What makes this story different from the spate of ‘troll’ tales is that this man works for Hill and Knowlton- a firm with whom Dent has worked, as she pointed out. For the sake of your sanity, if nothing else, you’d like to think that an employee of one of the largest and most famous Public Relations organisations in the world would understand the very public nature of Twitter, the current media appetite for troll-bashing, or at the very least would be loath to send a direct insult to an influential journalist with whom he or his colleagues might well discuss stories in the near future.
I have no idea what motivated him, but I’d hazard a guess that the culture of a PR megalith like H+K had something to do with it. I’ve got nothing against big agencies, and I’m not saying that they breed malice. Arguably, though, certain of their practices breed indifference and distance. In the Lower echelons of the big agency landscape, journalists aren’t contacts, sparring partners or friends. To our unfortunate Twitterer, Grace Dent the journalist is just a name, a faceless entity at the other end of an email who might occasionally provide his agency with some sought-after coverage.
We hear constantly about the alienating implications of digital contact- it’s often stated that, to the average teenager, a celebrity (or fabulous nobody) like Britney Spears or Rebecca Black is nothing but a target, fair game for cyber attacks. Even in the media world, we can’t lay the blame solely at the doors of H+K and their ilk. In world where bloggers and tweeters increasingly dominate the agenda- and use email to do it- one on one contact can seem irrelevant and pointless.
However, I can’t help but think wistfully of a time when a PR was someone known for their empathy, their ability to near-instantly connect with others. Perhaps someone needs to remind the big agencies that even at the lowest level a publicist will be judged not only by journalists but by clients on the closeness of their contacts, not their ability to scour Gorkana. If PR was a cold-calling industry, clients could hire a consultant and a telesales team.

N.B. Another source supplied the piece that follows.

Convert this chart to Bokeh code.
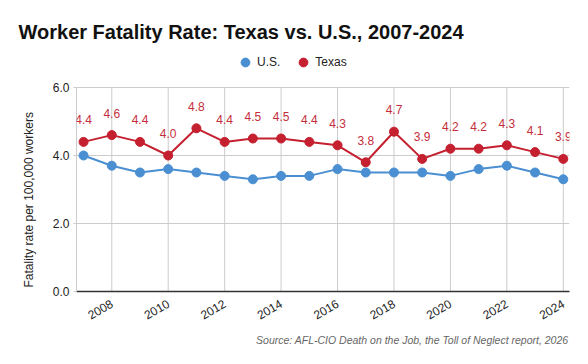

‘Fools rush in’, then, not only to Twitter battles but to the very process of making contact with a journalist. However easy it might be now to take that initial step, the time invested in making a strong contact and building the mutual empathy that gets great coverage hasn’t ever changed. If anything, in a world of disassociated online connections, a well-chosen joke over the phone probably gets you further than it ever did.